Statistical analyses
The hazards of all-cause mortality associated with HRT were initially estimated by Cox proportional hazards regression model. The outcome was time from study entry to death from any cause in years. The model included second order interaction effects of all variables with main exposure HRT, and interactions of all medical conditions with the lifestyle variables. Backward elimination was applied to select the variables at 5% significance level for the main exposures, and 1% significance level for the interactions. The contribution of the covariates in explaining the variation of the hazard in the Cox regression model was assessed by ANOVA. Grambsch and Therneau’s test33 was performed to check the non-proportionality of hazards at 5% level of significance and was found to be significant. Also, the underlying baseline hazards of this study population were found to follow the Weibull distribution.  Consequently, a model34 which we refer to as Weibull Double-Cox model was fitted to estimate the shape parameters of the variables with time-variant hazards, and the scale effects. In principle, this model replaces the unspecified baseline hazard in the Cox model by Weibull hazard function and incorporates an additional Cox regression term for shape.  General practices were included in the model as a random effect or frailty to account for unobserved heterogeneity of patients between practices. Four separate survival models were also fitted to assess the impact of HRT by 5-year age group at initiation on all-cause mortality. The same sets of explanatory variables were adjusted for in the full-case (all age combined) model and in age subgroup analyses.
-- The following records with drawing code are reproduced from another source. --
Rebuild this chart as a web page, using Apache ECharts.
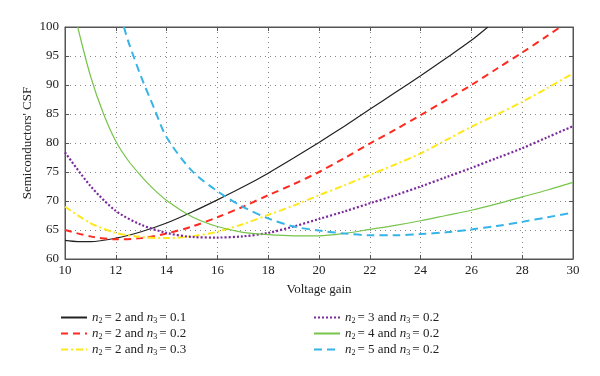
<!DOCTYPE html>
<html>
<head>
<meta charset="utf-8">
<script src="https://cdn.jsdelivr.net/npm/echarts@6/dist/echarts.min.js"></script>
<style>
  html, body { margin: 0; padding: 0; background: #fff; }
  #chart { width: 600px; height: 376px; }
</style>
</head>
<body>
<div id="chart"></div>
<script>
// [voltage gain, CSF]
var n2_2_n3_01 = [[10, 63.2], [10.5, 63.0], [11, 63.0], [12, 63.6], [13, 64.7], [14, 66.2], [15, 68.1], [16, 70.2],
    [17, 72.4], [18, 74.8], [19, 77.4], [20, 80.1], [21, 82.9], [22, 85.8], [23, 88.7], [24, 91.6], [25, 94.6],
    [26, 97.7], [26.65, 100]];
var n2_2_n3_02 = [[10, 65.0], [11, 63.9], [12, 63.4], [13, 63.6], [14, 64.4], [15, 65.6], [16, 67.2], [17, 69.0],
    [18, 71.0], [19, 72.9], [20, 75.0], [21, 77.4], [22, 79.9], [23, 82.3], [24, 84.8], [25, 87.4], [26, 90.0],
    [27, 92.8], [28, 95.6], [29, 98.5], [29.5, 100]];
var n2_2_n3_03 = [[10, 69.0], [11, 66.2], [12, 64.5], [13, 63.8], [14, 63.6], [15, 63.9], [16, 64.7], [17, 66.0],
    [18, 67.6], [19, 69.2], [20, 71.0], [21, 72.7], [22, 74.5], [23, 76.3], [24, 78.2], [25, 80.5], [26, 82.8],
    [27, 84.9], [28, 87.1], [29, 89.5], [30, 92.0]];
var n2_3_n3_02 = [[10, 78.4], [11, 72.6], [12, 68.3], [13, 65.9], [14, 64.5], [15, 63.8], [16, 63.7], [17, 63.9],
    [18, 64.5], [19, 65.6], [20, 66.9], [21, 68.2], [22, 69.6], [23, 71.0], [24, 72.5], [25, 74.1], [26, 75.7],
    [27, 77.4], [28, 79.1], [29, 81.0], [30, 82.9]];
var n2_4_n3_02 = [[10.5, 100], [11, 91.6], [11.5, 85.2], [12, 80.3], [12.5, 76.9], [13, 74.3], [13.5, 72.0],
    [14, 70.1], [15, 67.3], [16, 65.6], [17, 64.6], [18, 64.2], [19, 64.0], [20, 64.0], [21, 64.4], [22, 65.1],
    [23, 65.8], [24, 66.6], [25, 67.5], [26, 68.4], [27, 69.5], [28, 70.7], [29, 71.9], [30, 73.2]];
var n2_5_n3_02 = [[12.32, 100], [12.5, 97.4], [13, 91.4], [13.5, 86.1], [14, 81.0], [15, 75.2], [16, 71.7],
    [17, 69.0], [18, 67.0], [19, 65.6], [20, 64.9], [21, 64.4], [22, 64.1], [23, 64.1], [24, 64.3], [25, 64.6],
    [26, 65.1], [27, 65.7], [28, 66.4], [29, 67.2], [30, 68.0]];

var legendLeft = ['n2_2_n3_01', 'n2_2_n3_02', 'n2_2_n3_03'];
var legendRight = ['n2_3_n3_02', 'n2_4_n3_02', 'n2_5_n3_02'];
var labels = {
    n2_2_n3_01: ['2', '0.1'],
    n2_2_n3_02: ['2', '0.2'],
    n2_2_n3_03: ['2', '0.3'],
    n2_3_n3_02: ['3', '0.2'],
    n2_4_n3_02: ['4', '0.2'],
    n2_5_n3_02: ['5', '0.2']
};

var serif = '"Liberation Serif", "DejaVu Serif", serif';

function legendText(name) {
    var l = labels[name];
    return '{i|n}{s|2}{t|= ' + l[0] + ' and }{i|n}{s|3}{t|= ' + l[1] + '}';
}

var legendStyle = {
    fontFamily: serif,
    fontSize: 13,
    color: '#222',
    rich: {
        i: { fontFamily: serif, fontSize: 13, fontStyle: 'italic', color: '#222' },
        s: { fontFamily: serif, fontSize: 8, color: '#222', padding: [7, 2, 0, 0] },
        t: { fontFamily: serif, fontSize: 13, color: '#222' }
    }
};

function line(name, data, color, width, dash) {
    return {
        name: name,
        type: 'line',
        data: data,
        smooth: 0.3,
        symbol: 'none',
        xAxisIndex: 0,
        yAxisIndex: 0,
        lineStyle: { color: color, width: width, type: dash },
        itemStyle: { color: color }
    };
}

var legendBase = {
    orient: 'vertical', top: 306,
    itemWidth: 26, itemHeight: 14, itemGap: 2,
    itemStyle: { color: 'rgba(0,0,0,0)', borderColor: 'rgba(0,0,0,0)', borderWidth: 0 },
    formatter: legendText, textStyle: legendStyle
};

var option = {
    animation: false,
    backgroundColor: '#fff',
    grid: { left: 65, right: 27, top: 27, bottom: 117, show: true, borderColor: '#555', borderWidth: 1 },
    legend: [
        Object.assign({ data: legendLeft, left: 55 }, legendBase),
        Object.assign({ data: legendRight, left: 308 }, legendBase)
    ],
    xAxis: [
        {
            type: 'value', min: 10, max: 30, interval: 2,
            name: 'Voltage gain', nameLocation: 'middle', nameGap: 24,
            nameTextStyle: { fontFamily: serif, fontSize: 13, color: '#222' },
            axisLine: { lineStyle: { color: '#555' } },
            axisTick: { inside: true, length: 4, lineStyle: { color: '#555' } },
            axisLabel: { fontFamily: serif, fontSize: 13, color: '#222', margin: 5 },
            splitLine: { show: true, lineStyle: { color: '#888', type: [1, 4] } }
        },
        {
            type: 'value', min: 10, max: 30, interval: 2, position: 'top',
            axisLine: { lineStyle: { color: '#555' } },
            axisTick: { inside: true, length: 4, lineStyle: { color: '#555' } },
            axisLabel: { show: false },
            splitLine: { show: false }
        }
    ],
    yAxis: [
        {
            type: 'value', min: 60, max: 100, interval: 5,
            name: "Semiconductors' CSF", nameLocation: 'middle', nameGap: 31, nameMoveOverlap: false,
            nameTextStyle: { fontFamily: serif, fontSize: 13, color: '#222' },
            axisLine: { show: true, lineStyle: { color: '#555' } },
            axisTick: { show: true, inside: true, length: 4, lineStyle: { color: '#555' } },
            axisLabel: { fontFamily: serif, fontSize: 13, color: '#222', margin: 6 },
            splitLine: { show: true, lineStyle: { color: '#888', type: [1, 4] } }
        },
        {
            type: 'value', min: 60, max: 100, interval: 5, position: 'right',
            axisLine: { show: true, lineStyle: { color: '#555' } },
            axisTick: { show: true, inside: true, length: 4, lineStyle: { color: '#555' } },
            axisLabel: { show: false },
            splitLine: { show: false }
        }
    ],
    series: [
        line('n2_2_n3_01', n2_2_n3_01, '#222222', 1.2, 'solid'),
        line('n2_2_n3_02', n2_2_n3_02, '#ff2a1f', 2, [7, 5]),
        line('n2_2_n3_03', n2_2_n3_03, '#ffe81a', 2, [7, 3, 2, 3]),
        line('n2_3_n3_02', n2_3_n3_02, '#7a2a9e', 2.2, [2, 2]),
        line('n2_4_n3_02', n2_4_n3_02, '#77c44a', 1.2, 'solid'),
        line('n2_5_n3_02', n2_5_n3_02, '#36b4e8', 2, [8, 5])
    ]
};

var chart = echarts.init(document.getElementById('chart'));
chart.setOption(option);
</script>
</body>
</html>
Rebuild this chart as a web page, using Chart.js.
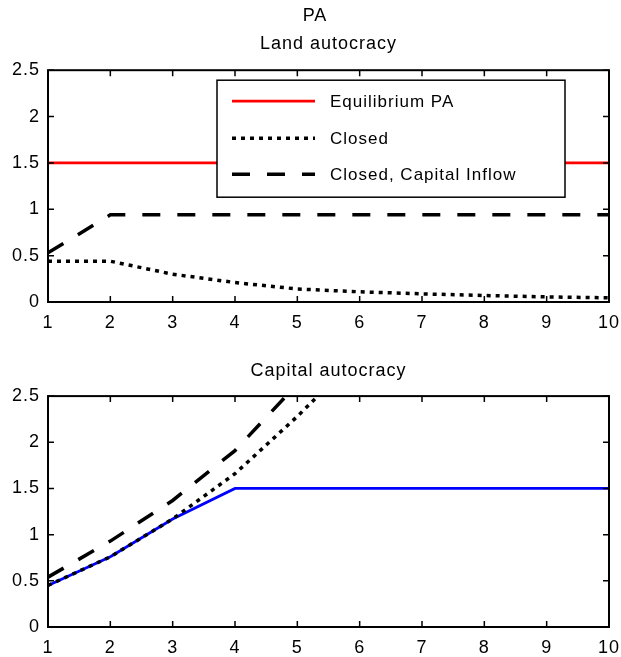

There were missing values for smoking, BMI, deprivation, and hypertension status (Table S1). Multilevel multiple imputation (MI) was used to deal with missing data. Ten imputed datasets were generated and analyzed independently for the full-case model as well as for each subgroup model. It is widely accepted that when missingness varies from 10-50%, MI can be used to deal with missing data, and 5-10 imputations are sufficient as having more imputations does not affect the results.35,36 The distributions of the variables with missing records in complete and imputed datasets were similar (Table S2). Rubin’s rules37 were applied to pool the estimated parameters. Complete case analyses were performed to validate the imputation models (Figure S1). The overall performance of the models was assessed by the concordance, and its values of 0.7 in full model, and 0.75−0.81 in the subgroup models indicate a good fit.38Kaplan-Meier (KM) survival analysis techniques were used to analyze the time to diagnosis of some selected medical conditions at follow-up. All analyses were performed in statistical software R version 3.6.1 using the packages “survival”, “MASS”, “rms”, and “jomo”.